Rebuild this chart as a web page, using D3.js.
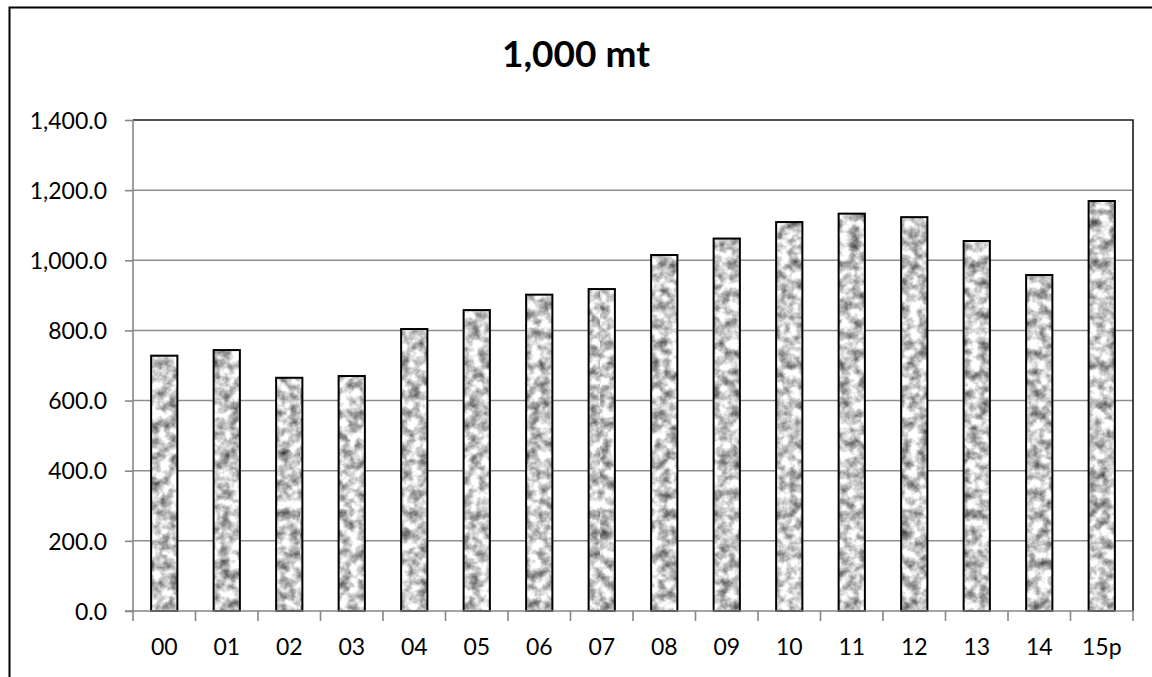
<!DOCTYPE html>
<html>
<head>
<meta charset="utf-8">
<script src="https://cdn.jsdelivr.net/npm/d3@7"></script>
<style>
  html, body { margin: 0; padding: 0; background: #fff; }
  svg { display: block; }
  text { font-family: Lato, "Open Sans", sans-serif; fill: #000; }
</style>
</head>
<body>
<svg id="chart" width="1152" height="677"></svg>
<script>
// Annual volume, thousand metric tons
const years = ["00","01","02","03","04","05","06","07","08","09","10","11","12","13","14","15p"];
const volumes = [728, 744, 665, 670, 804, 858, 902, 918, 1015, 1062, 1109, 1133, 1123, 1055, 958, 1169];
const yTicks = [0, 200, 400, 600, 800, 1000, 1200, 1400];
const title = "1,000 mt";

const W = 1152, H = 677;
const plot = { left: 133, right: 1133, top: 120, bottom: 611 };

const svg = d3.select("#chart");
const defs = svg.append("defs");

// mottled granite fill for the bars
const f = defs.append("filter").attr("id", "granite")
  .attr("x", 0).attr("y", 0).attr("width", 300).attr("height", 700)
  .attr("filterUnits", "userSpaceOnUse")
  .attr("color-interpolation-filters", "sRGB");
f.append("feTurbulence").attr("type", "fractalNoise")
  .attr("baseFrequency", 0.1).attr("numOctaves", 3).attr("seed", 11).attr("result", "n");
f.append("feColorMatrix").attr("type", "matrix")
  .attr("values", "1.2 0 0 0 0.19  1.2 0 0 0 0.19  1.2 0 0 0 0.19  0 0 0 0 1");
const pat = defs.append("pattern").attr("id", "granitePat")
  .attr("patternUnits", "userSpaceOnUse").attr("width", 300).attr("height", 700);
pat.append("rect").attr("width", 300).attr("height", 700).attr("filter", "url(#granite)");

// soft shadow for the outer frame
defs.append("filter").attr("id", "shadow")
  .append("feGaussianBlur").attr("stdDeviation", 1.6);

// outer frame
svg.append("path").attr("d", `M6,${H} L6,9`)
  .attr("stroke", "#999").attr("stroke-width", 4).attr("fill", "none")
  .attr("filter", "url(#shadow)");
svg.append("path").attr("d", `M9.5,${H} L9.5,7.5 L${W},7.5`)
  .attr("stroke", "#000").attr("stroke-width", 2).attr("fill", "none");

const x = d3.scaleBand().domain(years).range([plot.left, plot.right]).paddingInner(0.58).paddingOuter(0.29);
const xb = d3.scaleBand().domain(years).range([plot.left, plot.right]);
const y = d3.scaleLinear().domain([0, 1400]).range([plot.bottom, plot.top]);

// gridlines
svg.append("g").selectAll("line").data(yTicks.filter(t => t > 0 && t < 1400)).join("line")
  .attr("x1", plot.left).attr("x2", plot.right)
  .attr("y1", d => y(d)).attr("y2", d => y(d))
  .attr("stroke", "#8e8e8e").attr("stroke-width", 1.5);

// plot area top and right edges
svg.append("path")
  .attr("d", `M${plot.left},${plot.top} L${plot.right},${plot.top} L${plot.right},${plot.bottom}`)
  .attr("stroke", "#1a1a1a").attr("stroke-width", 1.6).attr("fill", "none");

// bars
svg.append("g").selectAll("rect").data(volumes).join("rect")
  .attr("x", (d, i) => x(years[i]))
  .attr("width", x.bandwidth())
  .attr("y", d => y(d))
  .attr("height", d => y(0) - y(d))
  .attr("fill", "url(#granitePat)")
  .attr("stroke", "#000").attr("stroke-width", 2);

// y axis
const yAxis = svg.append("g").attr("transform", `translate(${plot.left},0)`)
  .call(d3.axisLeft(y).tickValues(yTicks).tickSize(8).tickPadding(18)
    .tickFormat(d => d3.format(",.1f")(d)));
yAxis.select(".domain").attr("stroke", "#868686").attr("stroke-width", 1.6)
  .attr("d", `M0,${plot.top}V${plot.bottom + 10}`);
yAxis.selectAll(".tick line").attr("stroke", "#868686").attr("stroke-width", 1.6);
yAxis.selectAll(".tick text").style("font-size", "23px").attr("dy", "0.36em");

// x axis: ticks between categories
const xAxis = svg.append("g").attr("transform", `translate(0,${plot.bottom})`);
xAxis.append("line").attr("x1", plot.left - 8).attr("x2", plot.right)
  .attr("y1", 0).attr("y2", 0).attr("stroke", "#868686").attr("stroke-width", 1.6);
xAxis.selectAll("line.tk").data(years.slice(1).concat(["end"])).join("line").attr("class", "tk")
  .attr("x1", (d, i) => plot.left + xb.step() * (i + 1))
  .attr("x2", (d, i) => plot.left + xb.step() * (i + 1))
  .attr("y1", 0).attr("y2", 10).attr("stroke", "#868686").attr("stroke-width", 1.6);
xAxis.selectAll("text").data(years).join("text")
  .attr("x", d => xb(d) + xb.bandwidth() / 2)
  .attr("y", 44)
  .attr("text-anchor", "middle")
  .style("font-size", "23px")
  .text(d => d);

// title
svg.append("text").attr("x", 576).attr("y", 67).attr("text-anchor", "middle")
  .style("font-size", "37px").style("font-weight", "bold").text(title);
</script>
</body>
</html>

- EXERCISE GOAL: Every line of the data should be copied as it stands, without the images.

- WRITTEN RESPONSE:
Rebuild this chart as a web page, using D3.js.
<!DOCTYPE html>
<html>
<head>
<meta charset="utf-8">
<script src="https://cdn.jsdelivr.net/npm/d3@7"></script>
<style>
  html, body { margin: 0; padding: 0; background: #fff; }
  svg { display: block; }
  text { font-family: Lato, "Open Sans", sans-serif; fill: #000; }
</style>
</head>
<body>
<svg id="chart" width="1152" height="677"></svg>
<script>
// Annual volume, thousand metric tons
const years = ["00","01","02","03","04","05","06","07","08","09","10","11","12","13","14","15p"];
const volumes = [728, 744, 665, 670, 804, 858, 902, 918, 1015, 1062, 1109, 1133, 1123, 1055, 958, 1169];
const yTicks = [0, 200, 400, 600, 800, 1000, 1200, 1400];
const title = "1,000 mt";

const W = 1152, H = 677;
const plot = { left: 133, right: 1133, top: 120, bottom: 611 };

const svg = d3.select("#chart");
const defs = svg.append("defs");

// mottled granite fill for the bars
const f = defs.append("filter").attr("id", "granite")
  .attr("x", 0).attr("y", 0).attr("width", 300).attr("height", 700)
  .attr("filterUnits", "userSpaceOnUse")
  .attr("color-interpolation-filters", "sRGB");
f.append("feTurbulence").attr("type", "fractalNoise")
  .attr("baseFrequency", 0.1).attr("numOctaves", 3).attr("seed", 11).attr("result", "n");
f.append("feColorMatrix").attr("type", "matrix")
  .attr("values", "1.2 0 0 0 0.19  1.2 0 0 0 0.19  1.2 0 0 0 0.19  0 0 0 0 1");
const pat = defs.append("pattern").attr("id", "granitePat")
  .attr("patternUnits", "userSpaceOnUse").attr("width", 300).attr("height", 700);
pat.append("rect").attr("width", 300).attr("height", 700).attr("filter", "url(#granite)");

// soft shadow for the outer frame
defs.append("filter").attr("id", "shadow")
  .append("feGaussianBlur").attr("stdDeviation", 1.6);

// outer frame
svg.append("path").attr("d", `M6,${H} L6,9`)
  .attr("stroke", "#999").attr("stroke-width", 4).attr("fill", "none")
  .attr("filter", "url(#shadow)");
svg.append("path").attr("d", `M9.5,${H} L9.5,7.5 L${W},7.5`)
  .attr("stroke", "#000").attr("stroke-width", 2).attr("fill", "none");

const x = d3.scaleBand().domain(years).range([plot.left, plot.right]).paddingInner(0.58).paddingOuter(0.29);
const xb = d3.scaleBand().domain(years).range([plot.left, plot.right]);
const y = d3.scaleLinear().domain([0, 1400]).range([plot.bottom, plot.top]);

// gridlines
svg.append("g").selectAll("line").data(yTicks.filter(t => t > 0 && t < 1400)).join("line")
  .attr("x1", plot.left).attr("x2", plot.right)
  .attr("y1", d => y(d)).attr("y2", d => y(d))
  .attr("stroke", "#8e8e8e").attr("stroke-width", 1.5);

// plot area top and right edges
svg.append("path")
  .attr("d", `M${plot.left},${plot.top} L${plot.right},${plot.top} L${plot.right},${plot.bottom}`)
  .attr("stroke", "#1a1a1a").attr("stroke-width", 1.6).attr("fill", "none");

// bars
svg.append("g").selectAll("rect").data(volumes).join("rect")
  .attr("x", (d, i) => x(years[i]))
  .attr("width", x.bandwidth())
  .attr("y", d => y(d))
  .attr("height", d => y(0) - y(d))
  .attr("fill", "url(#granitePat)")
  .attr("stroke", "#000").attr("stroke-width", 2);

// y axis
const yAxis = svg.append("g").attr("transform", `translate(${plot.left},0)`)
  .call(d3.axisLeft(y).tickValues(yTicks).tickSize(8).tickPadding(18)
    .tickFormat(d => d3.format(",.1f")(d)));
yAxis.select(".domain").attr("stroke", "#868686").attr("stroke-width", 1.6)
  .attr("d", `M0,${plot.top}V${plot.bottom + 10}`);
yAxis.selectAll(".tick line").attr("stroke", "#868686").attr("stroke-width", 1.6);
yAxis.selectAll(".tick text").style("font-size", "23px").attr("dy", "0.36em");

// x axis: ticks between categories
const xAxis = svg.append("g").attr("transform", `translate(0,${plot.bottom})`);
xAxis.append("line").attr("x1", plot.left - 8).attr("x2", plot.right)
  .attr("y1", 0).attr("y2", 0).attr("stroke", "#868686").attr("stroke-width", 1.6);
xAxis.selectAll("line.tk").data(years.slice(1).concat(["end"])).join("line").attr("class", "tk")
  .attr("x1", (d, i) => plot.left + xb.step() * (i + 1))
  .attr("x2", (d, i) => plot.left + xb.step() * (i + 1))
  .attr("y1", 0).attr("y2", 10).attr("stroke", "#868686").attr("stroke-width", 1.6);
xAxis.selectAll("text").data(years).join("text")
  .attr("x", d => xb(d) + xb.bandwidth() / 2)
  .attr("y", 44)
  .attr("text-anchor", "middle")
  .style("font-size", "23px")
  .text(d => d);

// title
svg.append("text").attr("x", 576).attr("y", 67).attr("text-anchor", "middle")
  .style("font-size", "37px").style("font-weight", "bold").text(title);
</script>
</body>
</html>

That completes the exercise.